Exercise instructions:
Print each line of the listing once more, precisely as given.

Data:
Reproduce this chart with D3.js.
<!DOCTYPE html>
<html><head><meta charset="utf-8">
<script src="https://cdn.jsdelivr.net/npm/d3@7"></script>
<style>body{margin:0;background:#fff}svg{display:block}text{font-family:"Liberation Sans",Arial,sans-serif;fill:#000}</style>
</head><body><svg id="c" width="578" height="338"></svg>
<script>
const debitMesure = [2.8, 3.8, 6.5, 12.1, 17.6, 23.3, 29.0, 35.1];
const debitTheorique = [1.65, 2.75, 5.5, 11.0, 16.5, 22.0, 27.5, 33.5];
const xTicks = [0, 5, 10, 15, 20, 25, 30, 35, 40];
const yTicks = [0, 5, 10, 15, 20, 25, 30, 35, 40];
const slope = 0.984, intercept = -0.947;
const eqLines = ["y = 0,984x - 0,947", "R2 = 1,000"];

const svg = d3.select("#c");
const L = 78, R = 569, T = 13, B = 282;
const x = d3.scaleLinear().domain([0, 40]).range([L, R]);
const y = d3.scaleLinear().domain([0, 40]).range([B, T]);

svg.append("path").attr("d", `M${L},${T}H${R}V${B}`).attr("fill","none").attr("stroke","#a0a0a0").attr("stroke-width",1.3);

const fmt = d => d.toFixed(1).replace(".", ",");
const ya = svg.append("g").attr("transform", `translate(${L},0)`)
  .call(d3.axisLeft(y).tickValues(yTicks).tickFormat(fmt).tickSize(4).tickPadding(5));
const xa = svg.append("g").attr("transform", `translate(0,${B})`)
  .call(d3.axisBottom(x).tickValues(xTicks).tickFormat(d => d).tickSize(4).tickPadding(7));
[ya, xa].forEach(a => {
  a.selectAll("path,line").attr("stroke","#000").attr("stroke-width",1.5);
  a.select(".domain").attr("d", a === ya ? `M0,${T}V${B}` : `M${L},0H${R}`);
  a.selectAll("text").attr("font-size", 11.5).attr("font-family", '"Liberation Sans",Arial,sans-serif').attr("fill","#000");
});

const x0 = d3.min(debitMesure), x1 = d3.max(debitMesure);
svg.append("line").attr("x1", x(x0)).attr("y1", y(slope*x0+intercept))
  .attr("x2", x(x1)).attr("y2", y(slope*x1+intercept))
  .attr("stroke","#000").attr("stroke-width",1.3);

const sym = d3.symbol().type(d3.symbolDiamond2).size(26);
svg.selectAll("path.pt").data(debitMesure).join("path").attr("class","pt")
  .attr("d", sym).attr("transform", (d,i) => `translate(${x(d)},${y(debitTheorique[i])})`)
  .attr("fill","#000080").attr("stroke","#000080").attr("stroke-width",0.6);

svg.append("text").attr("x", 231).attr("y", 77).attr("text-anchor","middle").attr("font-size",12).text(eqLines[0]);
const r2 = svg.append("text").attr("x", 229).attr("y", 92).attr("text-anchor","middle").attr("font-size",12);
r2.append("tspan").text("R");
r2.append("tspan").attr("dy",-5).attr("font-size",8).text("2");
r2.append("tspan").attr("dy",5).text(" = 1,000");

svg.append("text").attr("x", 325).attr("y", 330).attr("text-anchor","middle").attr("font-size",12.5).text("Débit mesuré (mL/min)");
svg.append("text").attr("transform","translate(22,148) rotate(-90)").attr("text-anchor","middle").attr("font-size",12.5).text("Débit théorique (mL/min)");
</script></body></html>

Solved problem:
Reproduce this chart with D3.js.
<!DOCTYPE html>
<html><head><meta charset="utf-8">
<script src="https://cdn.jsdelivr.net/npm/d3@7"></script>
<style>body{margin:0;background:#fff}svg{display:block}text{font-family:"Liberation Sans",Arial,sans-serif;fill:#000}</style>
</head><body><svg id="c" width="578" height="338"></svg>
<script>
const debitMesure = [2.8, 3.8, 6.5, 12.1, 17.6, 23.3, 29.0, 35.1];
const debitTheorique = [1.65, 2.75, 5.5, 11.0, 16.5, 22.0, 27.5, 33.5];
const xTicks = [0, 5, 10, 15, 20, 25, 30, 35, 40];
const yTicks = [0, 5, 10, 15, 20, 25, 30, 35, 40];
const slope = 0.984, intercept = -0.947;
const eqLines = ["y = 0,984x - 0,947", "R2 = 1,000"];

const svg = d3.select("#c");
const L = 78, R = 569, T = 13, B = 282;
const x = d3.scaleLinear().domain([0, 40]).range([L, R]);
const y = d3.scaleLinear().domain([0, 40]).range([B, T]);

svg.append("path").attr("d", `M${L},${T}H${R}V${B}`).attr("fill","none").attr("stroke","#a0a0a0").attr("stroke-width",1.3);

const fmt = d => d.toFixed(1).replace(".", ",");
const ya = svg.append("g").attr("transform", `translate(${L},0)`)
  .call(d3.axisLeft(y).tickValues(yTicks).tickFormat(fmt).tickSize(4).tickPadding(5));
const xa = svg.append("g").attr("transform", `translate(0,${B})`)
  .call(d3.axisBottom(x).tickValues(xTicks).tickFormat(d => d).tickSize(4).tickPadding(7));
[ya, xa].forEach(a => {
  a.selectAll("path,line").attr("stroke","#000").attr("stroke-width",1.5);
  a.select(".domain").attr("d", a === ya ? `M0,${T}V${B}` : `M${L},0H${R}`);
  a.selectAll("text").attr("font-size", 11.5).attr("font-family", '"Liberation Sans",Arial,sans-serif').attr("fill","#000");
});

const x0 = d3.min(debitMesure), x1 = d3.max(debitMesure);
svg.append("line").attr("x1", x(x0)).attr("y1", y(slope*x0+intercept))
  .attr("x2", x(x1)).attr("y2", y(slope*x1+intercept))
  .attr("stroke","#000").attr("stroke-width",1.3);

const sym = d3.symbol().type(d3.symbolDiamond2).size(26);
svg.selectAll("path.pt").data(debitMesure).join("path").attr("class","pt")
  .attr("d", sym).attr("transform", (d,i) => `translate(${x(d)},${y(debitTheorique[i])})`)
  .attr("fill","#000080").attr("stroke","#000080").attr("stroke-width",0.6);

svg.append("text").attr("x", 231).attr("y", 77).attr("text-anchor","middle").attr("font-size",12).text(eqLines[0]);
const r2 = svg.append("text").attr("x", 229).attr("y", 92).attr("text-anchor","middle").attr("font-size",12);
r2.append("tspan").text("R");
r2.append("tspan").attr("dy",-5).attr("font-size",8).text("2");
r2.append("tspan").attr("dy",5).text(" = 1,000");

svg.append("text").attr("x", 325).attr("y", 330).attr("text-anchor","middle").attr("font-size",12.5).text("Débit mesuré (mL/min)");
svg.append("text").attr("transform","translate(22,148) rotate(-90)").attr("text-anchor","middle").attr("font-size",12.5).text("Débit théorique (mL/min)");
</script></body></html>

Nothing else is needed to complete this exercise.